The American public knew none of this, however. Almost from the moment the first shots were being fired, skeptics of the war effort in the mainstream media, including CBS News icon Walter Cronkite, would use Tet to prove that the war wasn’t being won as the Johnson administration was claiming. They went further, representing the failed attacks on the U.S. embassy in Saigon and other sites as symbols of Communist success.

As the Washington Post’s own Saigon bureau chief Peter Braestrup documented in his book The Big Story, reporters caught in the fighting systematically used it to turn the reality of American victory into an image of American and South Vietnamese defeat (reporting for example that Vietcong had overrun five floors of the U.S. embassy when in fact the VC had never even gotten inside the building). Newsweek’s coverage of the siege of Khe Sanh showed 18 photos (out of a total of 29) of dead or wounded Marines or Marines huddling under cover, never mentioning that the Marines were steadily pushing back the NVA and inflicting heavy casualties.

That campaign of misrepresentation culminated in Walter Cronkite’s half-hour TV special on February 27, when he told his viewers with an appropriately glum face that Tet had proved that America was now “mired in a stalemate” — even as American forces were breaking the siege around Khe Sanh and clearing out the last resistance in Hue.

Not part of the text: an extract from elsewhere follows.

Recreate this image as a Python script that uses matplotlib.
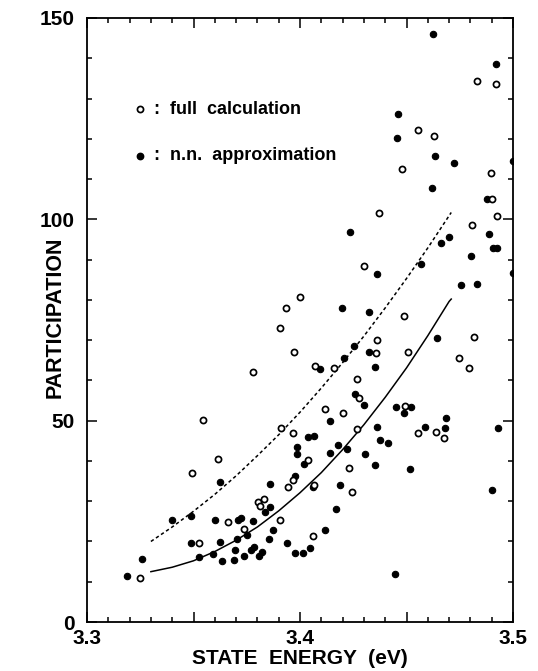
import matplotlib
matplotlib.use("Agg")
import matplotlib.pyplot as plt
from matplotlib.ticker import FixedLocator, MultipleLocator

plt.rcParams['font.family'] = ['Liberation Sans', 'DejaVu Sans']
plt.rcParams['font.weight'] = 'bold'

# ---- data: full calculation (open circles) ----
full_energy = [3.4830, 3.4922, 3.4555, 3.4629, 3.4479, 3.4895, 3.4903, 3.4369, 3.4923, 3.4806,
               3.4300, 3.4001, 3.3936, 3.4487, 3.3905, 3.4363, 3.4817, 3.3973, 3.4358, 3.4508,
               3.4745, 3.4795, 3.3781, 3.4070, 3.4158, 3.4268, 3.4278, 3.4116, 3.4200, 3.4493,
               3.3545, 3.3911, 3.3966, 3.4268, 3.4555, 3.4637, 3.4677, 3.3614, 3.4036, 3.3495,
               3.3969, 3.3945, 3.4066, 3.4231, 3.4244, 3.3804, 3.3831, 3.3812, 3.3906, 3.3661,
               3.3737, 3.4062, 3.3524, 3.3249]
full_part = [134.3, 133.6, 122.1, 120.8, 112.6, 111.4, 105.0, 101.6, 100.8, 98.5,
             88.3, 80.6, 77.9, 76.1, 73.1, 70.0, 70.8, 67.0, 66.8, 67.1,
             65.6, 63.2, 62.2, 63.7, 63.0, 60.3, 55.7, 52.8, 52.0, 53.7,
             50.2, 48.1, 46.9, 48.0, 47.0, 47.1, 45.6, 40.5, 40.2, 37.0,
             35.3, 33.5, 34.0, 38.2, 32.2, 29.9, 30.5, 28.8, 25.3, 24.8,
             23.2, 21.4, 19.7, 10.9]

# ---- data: n.n. approximation (filled circles) ----
nn_energy = [3.4623, 3.4919, 3.4459, 3.4454, 3.4634, 3.4722, 3.4999, 3.4618, 3.4877, 3.4235,
             3.4889, 3.4700, 3.4662, 3.4905, 3.4923, 3.4801, 3.4568, 3.4999, 3.4363, 3.4754,
             3.4832, 3.4196, 3.4324, 3.4642, 3.4252, 3.4324, 3.4205, 3.4094, 3.4351, 3.4257,
             3.4300, 3.4139, 3.4451, 3.4520, 3.4490, 3.4687, 3.4039, 3.4067, 3.4363, 3.4376,
             3.4412, 3.4587, 3.4682, 3.4930, 3.3987, 3.3985, 3.4020, 3.4141, 3.4177, 3.4219,
             3.4307, 3.4351, 3.4516, 3.3975, 3.4060, 3.4188, 3.3859, 3.4901, 3.4169, 3.4119,
             3.4047, 3.3978, 3.4013, 3.4446, 3.3938, 3.3875, 3.3854, 3.3861, 3.3836, 3.3809,
             3.3822, 3.3623, 3.3398, 3.3486, 3.3601, 3.3710, 3.3723, 3.3779, 3.3750, 3.3703,
             3.3624, 3.3487, 3.3526, 3.3593, 3.3635, 3.3692, 3.3695, 3.3738, 3.3770, 3.3785,
             3.3257, 3.3186]
nn_part = [146.0, 138.6, 126.1, 120.3, 115.7, 114.0, 114.4, 107.9, 105.0, 96.8,
           96.4, 95.6, 94.0, 92.8, 92.8, 90.9, 88.9, 86.6, 86.3, 83.7,
           83.9, 78.1, 77.0, 70.5, 68.5, 67.1, 65.5, 62.8, 63.4, 56.6,
           53.9, 50.0, 53.3, 53.3, 52.0, 50.7, 46.0, 46.2, 48.4, 45.2,
           44.5, 48.4, 48.1, 48.1, 43.4, 41.6, 39.2, 42.0, 43.9, 42.9,
           41.7, 38.9, 38.0, 36.3, 33.5, 33.9, 34.3, 32.7, 28.1, 22.8,
           18.5, 17.2, 17.1, 11.8, 19.6, 22.9, 20.5, 28.5, 27.4, 16.4,
           17.3, 34.8, 25.3, 26.3, 25.3, 25.3, 25.8, 25.2, 21.6, 20.5,
           19.9, 19.7, 16.2, 16.9, 15.1, 15.4, 17.9, 16.4, 17.9, 18.7,
           15.6, 11.5]

# ---- fitted trend curves ----
curve_energy = [3.330, 3.340, 3.350, 3.360, 3.370, 3.380, 3.390, 3.400,
                3.410, 3.420, 3.430, 3.440, 3.450, 3.460, 3.470, 3.471]
full_curve = [20.0, 23.6, 27.5, 31.7, 36.3, 41.3, 46.5, 52.1,
              58.1, 64.4, 71.0, 78.0, 85.3, 92.9, 100.9, 101.7]
nn_curve = [12.5, 13.6, 15.2, 17.5, 20.3, 23.6, 27.6, 32.1,
            37.1, 42.8, 49.0, 55.8, 63.1, 71.1, 79.6, 80.2]

x_major = [3.3, 3.35, 3.4, 3.45, 3.5]
x_major_labels = ['3.3', '', '3.4', '', '3.5']
y_major = [0, 50, 100, 150]
y_major_labels = ['0', '50', '100', '150']

fig = plt.figure(figsize=(5.38, 6.71), dpi=100)
ax = fig.add_axes([87/538, 1-622/671, 426/538, 604/671])

ax.plot(nn_energy, nn_part, 'o', ms=4.6, mfc='black', mec='black', mew=0.8, zorder=3)
ax.plot(full_energy, full_part, 'o', ms=4.4, mfc='white', mec='black', mew=1.25, zorder=4)
ax.plot(curve_energy, full_curve, color='black', lw=1.1, linestyle=(0, (2.2, 1.8)), zorder=2)
ax.plot(curve_energy, nn_curve, color='black', lw=1.1, zorder=2)

ax.set_xlim(3.3, 3.5)
ax.set_ylim(0, 150)

ax.xaxis.set_major_locator(FixedLocator(x_major))
ax.set_xticklabels(x_major_labels)
ax.xaxis.set_minor_locator(MultipleLocator(0.01))
ax.yaxis.set_major_locator(FixedLocator(y_major))
ax.set_yticklabels(y_major_labels)
ax.yaxis.set_minor_locator(MultipleLocator(10))

ax.tick_params(which='both', direction='in', top=True, right=True, width=1.1)
ax.tick_params(which='major', length=7)
ax.tick_params(which='minor', length=3.8)
ax.tick_params(axis='y', which='major', pad=9, labelsize=15)
ax.tick_params(axis='x', which='major', pad=5, labelsize=15)
for lab in ax.get_xticklabels() + ax.get_yticklabels():
    lab.set_fontweight('bold')
for s in ax.spines.values():
    s.set_linewidth(1.3)

ax.text(0.5, -0.06, 'STATE  ENERGY  (eV)', transform=ax.transAxes, ha='center', va='center',
        fontsize=15, fontweight='bold')
ax.text(-0.074, 0.505, 'PARTICIPATION', transform=ax.transAxes, ha='center', va='center',
        rotation=90, fontsize=15.5, fontweight='bold')

# legend
ax.plot([0.1244], [0.8493], 'o', ms=4.4, mfc='white', mec='black', mew=1.25, transform=ax.transAxes)
ax.plot([0.1244], [0.772], 'o', ms=4.6, mfc='black', mec='black', transform=ax.transAxes)
ax.text(0.155, 0.8493, ':', transform=ax.transAxes, ha='left', va='center', fontsize=13, fontweight='bold')
ax.text(0.155, 0.772, ':', transform=ax.transAxes, ha='left', va='center', fontsize=13, fontweight='bold')
ax.text(0.195, 0.8493, 'full  calculation', transform=ax.transAxes, ha='left', va='center',
        fontsize=13, fontweight='bold')
ax.text(0.195, 0.772, 'n.n.  approximation', transform=ax.transAxes, ha='left', va='center',
        fontsize=13, fontweight='bold')

fig.savefig('out.png', dpi=100)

The misrepresentation by America’s most respected newsman and most trusted media outlets of what had actually happened during Tet stunned the American public and the body politic. Popular support for the war took a heavy hit, as the war’s critics now grabbed center stage. Gallup polls in December 1967 had shown Americans evenly split on whether entering Vietnam was a mistake. The barrage of negative coverage of Tet had nudged the doubters slightly ahead by February 1, 46 to 42 percent. By April, the doubters were ahead by eight points, and support for the war never recovered.

Presidential candidate Eugene McCarthy seized on the news that the Vietcong “had seized a section of the Embassy” (which was entirely false) and entered Hue as proof that it was the Communists, not the Americans, who were winning the war. Cronkite’s TV broadcast all but doomed the reelection campaign of President Lyndon Baines Johnson; in April McCarthy won the Wisconsin primary by a stunning ten points and LBJ bowed out of the race. Robert Kennedy seized the opportunity to enter the race on an anti-war platform; less than three months later he was dead by an assassin’s bullet. The Democratic national convention descended into violence and chaos, as the Vietnam war became the key divisive issue in American politics — and a hot-button issue in our culture ever since.

After Tet, American media had assumed a new mission for itself: to shape the nation’s politics by crafting a single coherent narrative, even if it meant omitting certain relevant facts and promoting other false or misleading ones. In March 1969, after Richard Nixon’s election, the executive producer of ABC News told his Saigon bureau: “I think the time has come to shift our focus from the battlefield . . . to themes and stories under the general heading, ‘We are on our way out of Vietnam.’” One of those “stories” would be the massacre at My Lai, which actually took place in the aftermath of Tet but only became “newsworthy” a year later when the media was looking for ways to convince Americans that Nixon’s decision to stay the course in Vietnam was destroying their country’s moral standing — just as they had convinced them a year earlier that America’s major victory was actually a major defeat.

So while many in mainstream news outlets wring their hands today about a widespread lack of trust in media, it’s important on this 50th anniversary to remember the part they played in squandering it.